**** Available data
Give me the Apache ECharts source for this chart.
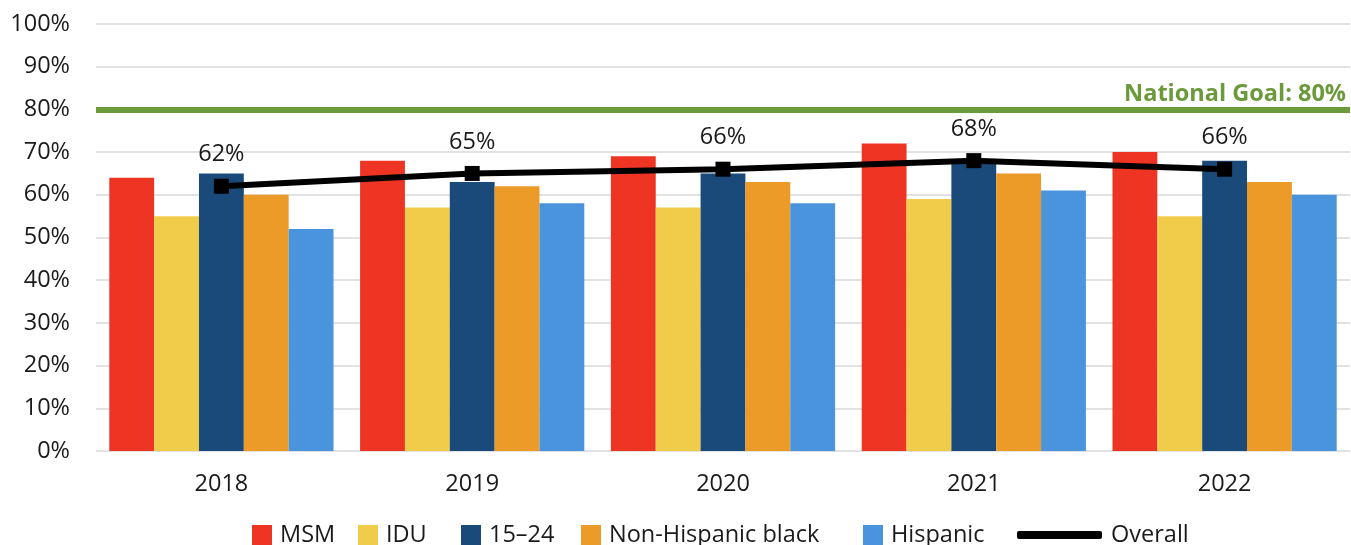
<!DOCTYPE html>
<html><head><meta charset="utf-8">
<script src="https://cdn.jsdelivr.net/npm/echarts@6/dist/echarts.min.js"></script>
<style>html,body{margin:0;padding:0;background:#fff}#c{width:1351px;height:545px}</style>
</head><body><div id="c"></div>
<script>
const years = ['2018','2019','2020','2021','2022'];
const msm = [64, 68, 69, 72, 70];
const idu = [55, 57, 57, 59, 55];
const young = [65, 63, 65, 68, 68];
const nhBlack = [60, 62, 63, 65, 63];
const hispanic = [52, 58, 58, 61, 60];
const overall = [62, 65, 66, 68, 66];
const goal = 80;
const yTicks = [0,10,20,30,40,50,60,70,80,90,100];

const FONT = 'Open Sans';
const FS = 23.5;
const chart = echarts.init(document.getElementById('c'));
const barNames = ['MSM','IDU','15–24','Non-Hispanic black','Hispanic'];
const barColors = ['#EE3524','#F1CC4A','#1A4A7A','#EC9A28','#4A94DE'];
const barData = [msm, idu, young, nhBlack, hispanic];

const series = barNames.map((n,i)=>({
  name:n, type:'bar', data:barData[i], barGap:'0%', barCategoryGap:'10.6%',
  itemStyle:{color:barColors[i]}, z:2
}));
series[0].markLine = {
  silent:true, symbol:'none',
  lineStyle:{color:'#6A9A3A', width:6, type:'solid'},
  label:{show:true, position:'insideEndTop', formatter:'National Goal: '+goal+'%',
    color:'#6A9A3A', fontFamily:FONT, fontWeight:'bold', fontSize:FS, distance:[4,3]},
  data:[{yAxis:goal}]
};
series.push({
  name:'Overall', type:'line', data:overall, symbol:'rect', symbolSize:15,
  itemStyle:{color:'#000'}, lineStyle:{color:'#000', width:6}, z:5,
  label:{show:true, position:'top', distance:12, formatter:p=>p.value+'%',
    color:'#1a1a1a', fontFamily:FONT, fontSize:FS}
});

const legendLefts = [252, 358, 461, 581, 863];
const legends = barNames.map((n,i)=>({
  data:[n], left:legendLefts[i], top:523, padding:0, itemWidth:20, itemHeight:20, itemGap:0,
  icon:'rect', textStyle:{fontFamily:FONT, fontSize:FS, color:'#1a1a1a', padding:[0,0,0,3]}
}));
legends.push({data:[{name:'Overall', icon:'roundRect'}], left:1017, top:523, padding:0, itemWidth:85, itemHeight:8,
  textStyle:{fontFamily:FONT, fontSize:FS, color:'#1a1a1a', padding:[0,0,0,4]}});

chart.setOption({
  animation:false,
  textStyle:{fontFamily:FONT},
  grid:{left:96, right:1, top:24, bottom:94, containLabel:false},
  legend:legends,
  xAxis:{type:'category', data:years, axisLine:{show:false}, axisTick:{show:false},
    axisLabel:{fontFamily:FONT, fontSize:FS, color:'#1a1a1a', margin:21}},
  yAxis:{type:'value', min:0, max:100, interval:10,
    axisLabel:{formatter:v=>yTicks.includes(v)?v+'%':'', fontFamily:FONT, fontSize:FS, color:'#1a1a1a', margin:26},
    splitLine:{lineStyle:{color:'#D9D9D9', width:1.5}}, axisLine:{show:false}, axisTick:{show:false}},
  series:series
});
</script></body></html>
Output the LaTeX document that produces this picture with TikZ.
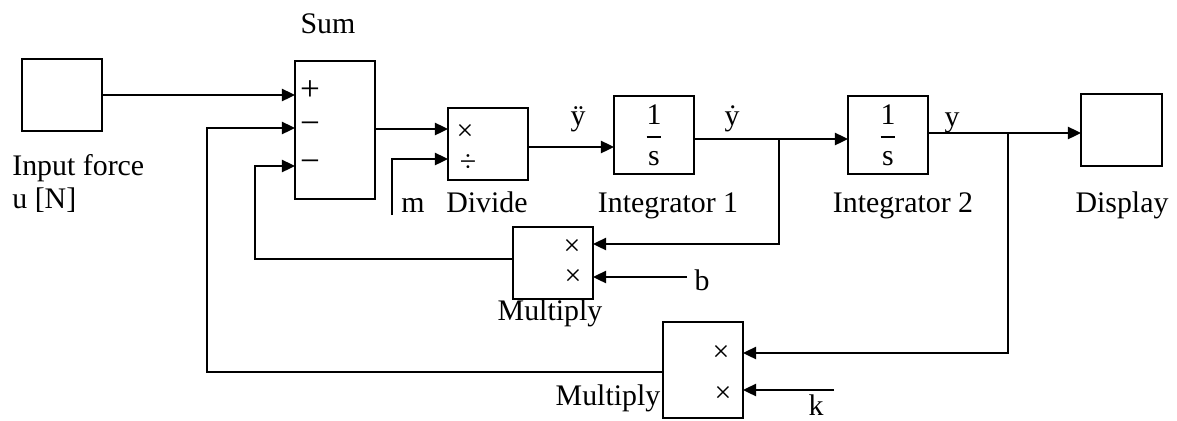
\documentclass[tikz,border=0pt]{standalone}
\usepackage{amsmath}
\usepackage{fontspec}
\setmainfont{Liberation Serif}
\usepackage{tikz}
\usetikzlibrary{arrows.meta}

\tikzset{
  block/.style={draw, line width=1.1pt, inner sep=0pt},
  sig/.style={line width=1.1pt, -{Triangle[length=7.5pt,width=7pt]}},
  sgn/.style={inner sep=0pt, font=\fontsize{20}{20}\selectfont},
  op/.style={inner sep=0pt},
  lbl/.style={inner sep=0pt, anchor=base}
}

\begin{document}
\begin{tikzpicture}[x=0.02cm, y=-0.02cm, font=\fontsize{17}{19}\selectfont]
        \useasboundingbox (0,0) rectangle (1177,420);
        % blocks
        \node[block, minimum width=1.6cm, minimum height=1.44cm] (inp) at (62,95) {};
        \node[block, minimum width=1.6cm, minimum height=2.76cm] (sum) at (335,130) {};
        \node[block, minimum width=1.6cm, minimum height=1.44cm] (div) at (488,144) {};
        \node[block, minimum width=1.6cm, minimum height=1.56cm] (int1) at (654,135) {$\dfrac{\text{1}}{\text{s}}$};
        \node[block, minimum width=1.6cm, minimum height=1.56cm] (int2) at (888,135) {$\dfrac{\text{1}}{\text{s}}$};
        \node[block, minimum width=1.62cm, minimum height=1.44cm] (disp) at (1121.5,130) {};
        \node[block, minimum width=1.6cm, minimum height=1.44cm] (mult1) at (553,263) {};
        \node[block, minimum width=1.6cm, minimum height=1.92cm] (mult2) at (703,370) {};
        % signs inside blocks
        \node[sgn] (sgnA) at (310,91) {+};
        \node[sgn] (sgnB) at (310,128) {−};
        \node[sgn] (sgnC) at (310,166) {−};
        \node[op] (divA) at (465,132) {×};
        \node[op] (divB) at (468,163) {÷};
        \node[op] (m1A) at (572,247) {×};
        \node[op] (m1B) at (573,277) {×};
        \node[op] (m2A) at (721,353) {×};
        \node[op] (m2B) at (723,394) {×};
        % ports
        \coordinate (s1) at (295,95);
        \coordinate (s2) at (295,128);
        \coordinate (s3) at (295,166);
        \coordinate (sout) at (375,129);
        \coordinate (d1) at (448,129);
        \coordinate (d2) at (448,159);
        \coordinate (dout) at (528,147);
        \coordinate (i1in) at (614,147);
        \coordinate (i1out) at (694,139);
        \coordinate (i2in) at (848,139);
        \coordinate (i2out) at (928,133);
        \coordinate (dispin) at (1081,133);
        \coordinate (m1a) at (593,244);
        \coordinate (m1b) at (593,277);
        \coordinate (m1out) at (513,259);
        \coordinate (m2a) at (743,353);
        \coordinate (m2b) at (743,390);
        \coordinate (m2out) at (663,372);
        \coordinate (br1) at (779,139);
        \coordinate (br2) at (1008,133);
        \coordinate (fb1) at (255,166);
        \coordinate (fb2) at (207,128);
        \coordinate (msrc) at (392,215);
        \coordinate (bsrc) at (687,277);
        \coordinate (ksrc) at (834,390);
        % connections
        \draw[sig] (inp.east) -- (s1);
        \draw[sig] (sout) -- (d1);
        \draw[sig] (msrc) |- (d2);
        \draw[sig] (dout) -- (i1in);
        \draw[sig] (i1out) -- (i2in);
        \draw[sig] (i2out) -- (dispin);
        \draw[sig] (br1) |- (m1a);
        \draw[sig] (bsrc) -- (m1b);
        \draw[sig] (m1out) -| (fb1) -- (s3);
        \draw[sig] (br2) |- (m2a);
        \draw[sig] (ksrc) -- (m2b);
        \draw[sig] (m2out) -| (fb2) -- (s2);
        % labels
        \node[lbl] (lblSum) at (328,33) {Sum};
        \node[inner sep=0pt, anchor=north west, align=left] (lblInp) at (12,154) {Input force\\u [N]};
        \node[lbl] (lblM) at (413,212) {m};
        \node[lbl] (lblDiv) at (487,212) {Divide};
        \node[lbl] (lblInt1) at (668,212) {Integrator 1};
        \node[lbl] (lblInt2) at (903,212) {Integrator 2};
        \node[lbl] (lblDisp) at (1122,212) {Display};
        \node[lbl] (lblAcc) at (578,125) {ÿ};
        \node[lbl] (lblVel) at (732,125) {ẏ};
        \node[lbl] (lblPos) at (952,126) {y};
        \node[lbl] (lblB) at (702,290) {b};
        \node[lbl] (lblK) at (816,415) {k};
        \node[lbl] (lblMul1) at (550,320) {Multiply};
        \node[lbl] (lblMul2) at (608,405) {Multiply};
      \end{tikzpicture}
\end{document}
********
→ **Problem statement**:
Track down every line with the word "this" and copy it.

→ **Full output**:
Give me the Apache ECharts source for this chart.
Output the LaTeX document that produces this picture with TikZ.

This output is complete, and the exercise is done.